Background
Hepatocellular carcinoma (HCC) management requires complex decision-making considering tumor burden, liver function, and patient’s functional performance status. Large language models (LLMs) show promise in clinical applications, but their utility in HCC treatment recommendations remains unexplored. We evaluated the clinical relevance of LLM-generated treatment recommendations by comparing concordance with real-world physician decisions and survival outcomes.
Methods and findings
We analyzed 13,614 treatment-naive HCC patients diagnosed between 2008 and 2020 in the Korean Primary Liver Cancer Registry.

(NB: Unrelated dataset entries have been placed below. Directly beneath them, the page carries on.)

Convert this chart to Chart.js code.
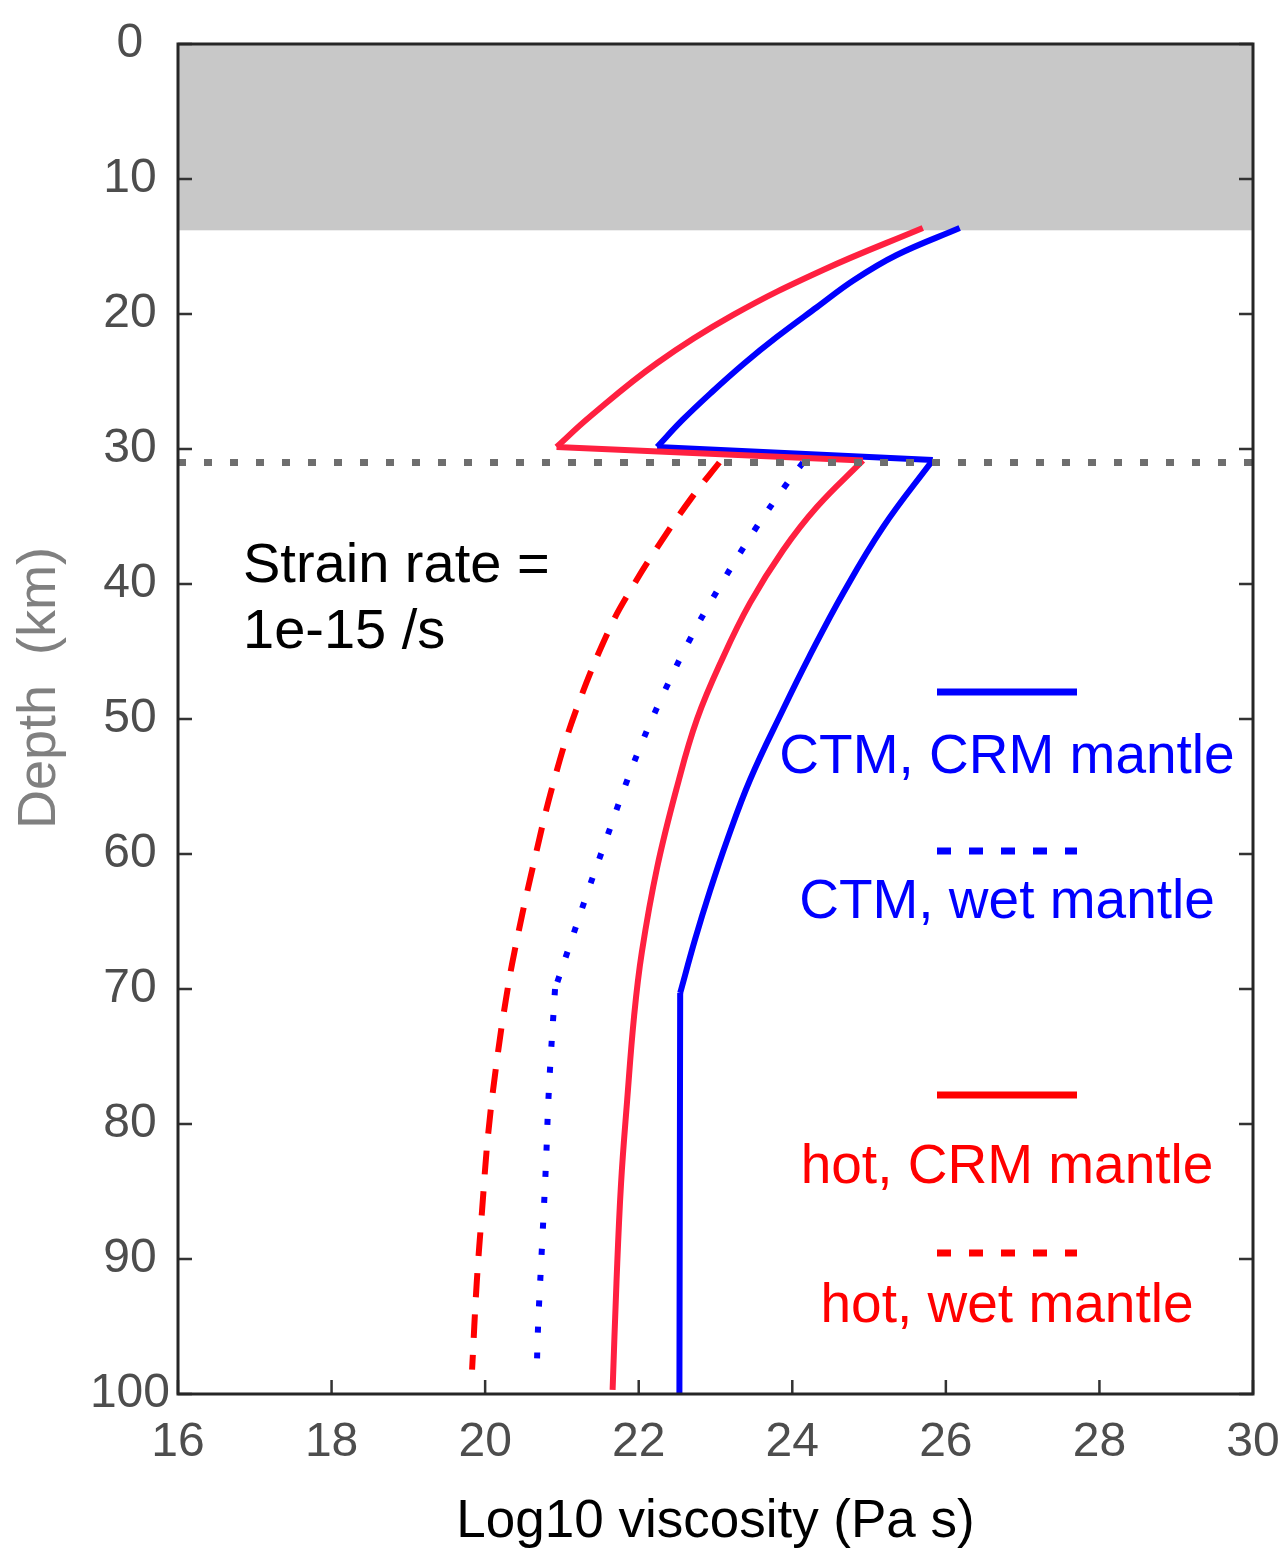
<!DOCTYPE html>
<html lang="en">
  <head>
    <meta charset="UTF-8" />
    <title>Viscosity profiles</title>
    <script src="https://cdn.jsdelivr.net/npm/chart.js"></script>
    <style>
      body {
        margin: 0;
        background: #ffffff;
      }
    </style>
  </head>
  <body>
    <canvas id="viscChart" width="1285" height="1549"></canvas>

    <script>
      // axis ticks
      const xTicks = [16, 18, 20, 22, 24, 26, 28, 30];
      const yTicks = [0, 10, 20, 30, 40, 50, 60, 70, 80, 90, 100];

      // brittle upper crust (grey band) and Moho, km
      const crustBase = 13.8;
      const mohoDepth = 31;
      const mohoX = [16, 30];

      // CTM geotherm, CRM mantle (blue solid): lower crust, mantle, deep mantle
      const ctmCrmCrustDepth = [13.63, 15.63, 17.5, 19.5, 21.7, 23.63, 25.85, 27.85, 29.85];
      const ctmCrmCrustVisc = [26.18, 25.36, 24.80, 24.32, 23.80, 23.38, 22.94, 22.57, 22.24];
      const ctmCrmMantleDepth = [30.81, 35.8, 40.7, 45.4, 49.3, 54.5, 59.0, 62.7, 66.4, 70.3];
      const ctmCrmMantleVisc = [25.83, 25.18, 24.66, 24.22, 23.88, 23.45, 23.15, 22.93, 22.73, 22.54];
      const ctmCrmDeepDepth = [70.3, 100];
      const ctmCrmDeepVisc = [22.54, 22.53];

      // CTM geotherm, wet mantle (blue dotted)
      const ctmWetDepth = [31.0, 32.8, 36.0, 41.0, 44.4, 47.9, 51.5, 55.0, 58.7, 62.4, 66.1, 70.0];
      const ctmWetVisc = [24.14, 23.90, 23.51, 22.97, 22.64, 22.34, 22.06, 21.82, 21.59, 21.36, 21.14, 20.91];
      const ctmWetDeepDepth = [70.0, 77.5, 83.2, 89.1, 94.9, 98.7];
      const ctmWetDeepVisc = [20.91, 20.83, 20.79, 20.74, 20.69, 20.67];

      // hot geotherm, CRM mantle (red solid): lower crust, mantle
      const hotCrmCrustDepth = [13.63, 16.74, 20.07, 23.63, 27.63, 29.85];
      const hotCrmCrustVisc = [25.70, 24.40, 23.23, 22.24, 21.36, 20.93];
      const hotCrmMantleDepth = [30.85, 34.3, 37.5, 41.4, 45.4, 50.0, 55.0, 61.0, 67.3, 72.0, 78.2, 84.4, 91.8, 99.7];
      const hotCrmMantleVisc = [24.92, 24.32, 23.88, 23.45, 23.10, 22.76, 22.50, 22.24, 22.04, 21.94, 21.85, 21.77, 21.71, 21.66];

      // hot geotherm, wet mantle (red dashed)
      const hotWetDepth = [31.0, 33.6, 37.3, 40.2, 43.2, 49.1, 54.5, 61.0, 67.3, 70.8, 75.0, 80.7, 86.4, 91.8, 98.2];
      const hotWetVisc = [23.05, 22.69, 22.24, 21.92, 21.63, 21.20, 20.90, 20.62, 20.38, 20.27, 20.16, 20.04, 19.96, 19.89, 19.83];

      const legendLabels = ["CTM, CRM mantle", "CTM, wet mantle", "hot, CRM mantle", "hot, wet mantle"];
      const noteLines = ["Strain rate =", "1e-15 /s"];
      const yTitle = "Depth  (km)";

      const toPoints = (depths, viscs) => depths.map((d, i) => ({ x: viscs[i], y: d }));
      const lastPt = (depths, viscs) => ({ x: viscs[viscs.length - 1], y: depths[depths.length - 1] });
      const firstPt = (depths, viscs) => ({ x: viscs[0], y: depths[0] });

      const FONT = "'Liberation Sans', Arial, sans-serif";

      // grey crust band, under the curves
      const crustBand = {
        id: "crustBand",
        beforeDatasetsDraw(chart) {
          const { ctx, chartArea, scales } = chart;
          const y0 = scales.y.getPixelForValue(0);
          const y1 = scales.y.getPixelForValue(crustBase);
          ctx.save();
          ctx.fillStyle = "#c8c8c8";
          ctx.fillRect(chartArea.left, y0, chartArea.right - chartArea.left, y1 - y0);
          ctx.restore();
        },
      };

      // box, inward ticks, y title, legend and note
      const frameAndText = {
        id: "frameAndText",
        afterDraw(chart) {
          const { ctx, chartArea, scales } = chart;
          const { left, right, top, bottom } = chartArea;
          ctx.save();

          ctx.strokeStyle = "#333333";
          ctx.lineWidth = 2.5;
          ctx.beginPath();
          yTicks.forEach((t) => {
            const py = scales.y.getPixelForValue(t);
            ctx.moveTo(left, py);
            ctx.lineTo(left + 14, py);
            ctx.moveTo(right, py);
            ctx.lineTo(right - 14, py);
          });
          xTicks.forEach((t) => {
            const px = scales.x.getPixelForValue(t);
            ctx.moveTo(px, bottom);
            ctx.lineTo(px, bottom - 14);
          });
          ctx.stroke();

          ctx.strokeStyle = "#262626";
          ctx.lineWidth = 3;
          ctx.strokeRect(left, top, right - left, bottom - top);

          // y axis title (sits a bit above the axis middle)
          ctx.save();
          ctx.translate(40, 688);
          ctx.rotate(-Math.PI / 2);
          ctx.fillStyle = "#808080";
          ctx.font = "54px " + FONT;
          ctx.textAlign = "center";
          ctx.textBaseline = "middle";
          ctx.fillText(yTitle, 0, 0);
          ctx.restore();

          // legend
          const lx0 = left + 759;
          const lx1 = left + 899;
          const lcx = left + 829;
          const rows = [
            { line: top + 648, text: top + 729, color: "#0000ff", dash: [] },
            { line: top + 807, text: top + 874, color: "#0000ff", dash: [14, 18] },
            { line: top + 1051, text: top + 1139, color: "#ff0000", dash: [] },
            { line: top + 1209, text: top + 1278, color: "#ff0000", dash: [14, 18] },
          ];
          rows.forEach((r, i) => {
            ctx.strokeStyle = r.color;
            ctx.lineWidth = 7;
            ctx.setLineDash(r.dash);
            ctx.beginPath();
            ctx.moveTo(lx0, r.line);
            ctx.lineTo(lx1, r.line);
            ctx.stroke();
            ctx.setLineDash([]);
            ctx.fillStyle = r.color;
            ctx.font = "55px " + FONT;
            ctx.textAlign = "center";
            ctx.textBaseline = "alphabetic";
            ctx.fillText(legendLabels[i], lcx, r.text);
          });

          // strain rate note
          ctx.fillStyle = "#000000";
          ctx.font = "56px " + FONT;
          ctx.textAlign = "left";
          ctx.fillText(noteLines[0], left + 65, top + 538);
          ctx.fillText(noteLines[1], left + 65, top + 604);

          ctx.restore();
        },
      };

      const curve = (label, data, color, dash) => ({
        label,
        data,
        borderColor: color,
        borderDash: dash || [],
        borderWidth: 6,
        pointRadius: 0,
        fill: false,
        tension: 0.4,
      });

      const BLUE = "#0000ff";
      const RED = "#ff2040";
      const RED_DASH = "#ff0000";
      const DOTS = [6, 20];
      const DASHES = [24, 17];

      new Chart(document.getElementById("viscChart").getContext("2d"), {
        type: "line",
        data: {
          datasets: [
            {
              label: "Moho",
              data: mohoX.map((x) => ({ x, y: mohoDepth })),
              borderColor: "#6e6e6e",
              borderWidth: 7,
              borderDash: [8, 18],
              pointRadius: 0,
              fill: false,
            },
            curve(legendLabels[3], toPoints(hotWetDepth, hotWetVisc), RED_DASH, DASHES),
            curve(legendLabels[1], toPoints(ctmWetDepth, ctmWetVisc), BLUE, DOTS),
            curve(legendLabels[1], toPoints(ctmWetDeepDepth, ctmWetDeepVisc), BLUE, DOTS),
            curve(legendLabels[2], toPoints(hotCrmCrustDepth, hotCrmCrustVisc), RED),
            curve(legendLabels[2], [lastPt(hotCrmCrustDepth, hotCrmCrustVisc), firstPt(hotCrmMantleDepth, hotCrmMantleVisc)], RED),
            curve(legendLabels[2], toPoints(hotCrmMantleDepth, hotCrmMantleVisc), RED),
            curve(legendLabels[0], toPoints(ctmCrmCrustDepth, ctmCrmCrustVisc), BLUE),
            curve(legendLabels[0], [lastPt(ctmCrmCrustDepth, ctmCrmCrustVisc), firstPt(ctmCrmMantleDepth, ctmCrmMantleVisc)], BLUE),
            curve(legendLabels[0], toPoints(ctmCrmMantleDepth, ctmCrmMantleVisc), BLUE),
            curve(legendLabels[0], toPoints(ctmCrmDeepDepth, ctmCrmDeepVisc), BLUE),
          ],
        },
        options: {
          responsive: false,
          animation: false,
          layout: {
            padding: { top: 44, right: 32, left: 0, bottom: 0 },
          },
          plugins: {
            legend: { display: false },
            tooltip: { enabled: false },
          },
          scales: {
            x: {
              type: "linear",
              min: 16,
              max: 30,
              afterBuildTicks: (scale) => {
                scale.ticks = xTicks.map((v) => ({ value: v }));
              },
              afterFit: (scale) => {
                scale.height = 155;
                scale.paddingLeft = 0;
                scale.paddingRight = 0;
              },
              grid: { display: false },
              border: { display: false },
              ticks: {
                padding: 12,
                color: "#4d4d4d",
                font: { family: FONT, size: 48 },
              },
              title: {
                display: true,
                text: "Log10 viscosity (Pa s)",
                color: "#000000",
                font: { family: FONT, size: 53, lineHeight: 1.0 },
                padding: { top: 0, bottom: 0 },
              },
            },
            y: {
              type: "linear",
              reverse: true,
              min: 0,
              max: 100,
              afterBuildTicks: (scale) => {
                scale.ticks = yTicks.map((v) => ({ value: v }));
              },
              afterFit: (scale) => {
                scale.width = 178;
                scale.paddingTop = 0;
                scale.paddingBottom = 0;
              },
              grid: { display: false },
              border: { display: false },
              ticks: {
                padding: 0,
                crossAlign: "center",
                color: "#4d4d4d",
                font: { family: FONT, size: 48 },
              },
            },
          },
        },
        plugins: [crustBand, frameAndText],
      });
    </script>
  </body>
</html>
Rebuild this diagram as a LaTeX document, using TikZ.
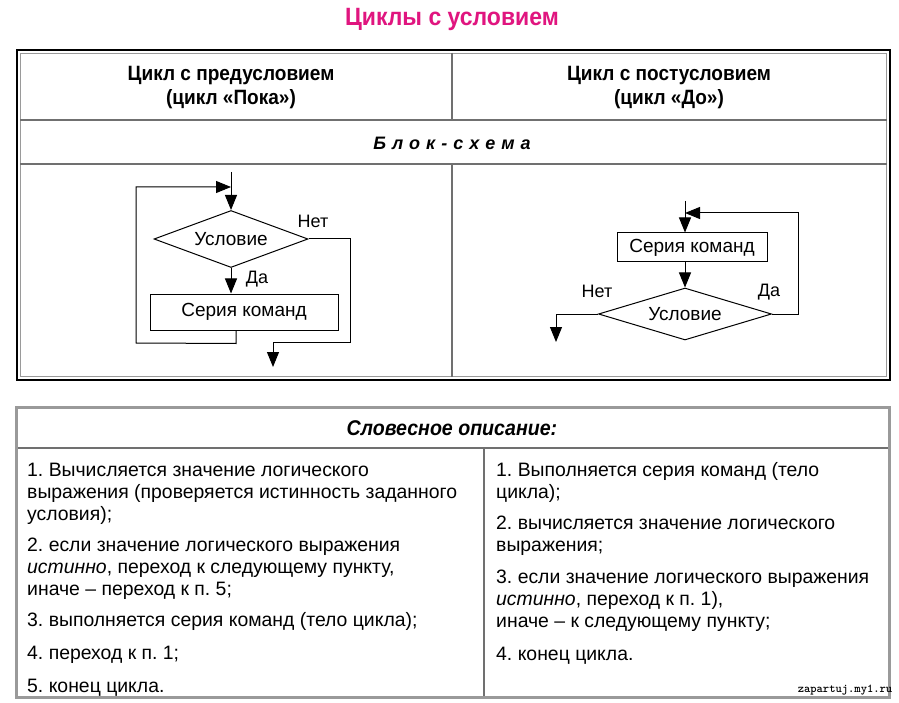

Treatment recommendations were generated using ChatGPT 4o, Gemini 2.0, and Claude 3.5 with standardized prompts referencing the American Association for the Study of Liver Diseases and the European Association for the Study of the Liver guidelines. Patients were classified as “matched” when LLM recommendations corresponded to actual treatments received. Overall survival (OS) was compared between matched and mismatched groups, stratified by the Barcelona Clinic Liver Cancer (BCLC) stage. Decision tree analysis identified factors influencing treatment selection patterns. Concordance rates between LLM recommendations and physician decisions were 31.1% (ChatGPT 4o), 32.7% (Gemini 2.0), and 26.8% (Claude 3.5). In BCLC-A patients, treatment concordance with LLM recommendations was associated with significantly improved survival (ChatGPT 4o HR: 0.743, 95% CI [0.665, 0.831], P < 0.001). Conversely, in BCLC-C patients, concordance was associated with worse survival outcomes (ChatGPT 4o HR: 1.650, 95% CI [1.523, 1.787], P < 0.001; Gemini 2.0 HR: 1.586, 95% CI [1.470, 1.711], P < 0.001; Claude 3.5 HR 1.483, 95% CI [1.366, 1.610], P < 0.001). In BCLC-B, concordance showed only modest or nonsignificant associations with survival across models. Decision tree analysis revealed that physicians prioritized liver function parameters, while LLMs emphasized tumor characteristics. In early-stage HCC, physicians avoided curative treatments when hepatic reserve was limited, whereas in advanced-stage HCC, physicians preferred locoregional therapies in patients with preserved liver function despite guideline recommendations for systemic therapy. This study is limited by its retrospective design, reliance on registry data without imaging information, and focus on guideline-era treatments, warranting future prospective validation.
Conclusions
Concordance between LLM-generated and physician treatment decisions was associated with improved survival in early-stage HCC, whereas this association was not observed in advanced-stage disease. While LLMs may serve as adjunctive tools for guideline-concordant decisions in straightforward scenarios, their recommendations may reflect limited contextual awareness in complex clinical situations requiring individualized care. LLM recommendations should be interpreted cautiously alongside clinical judgment.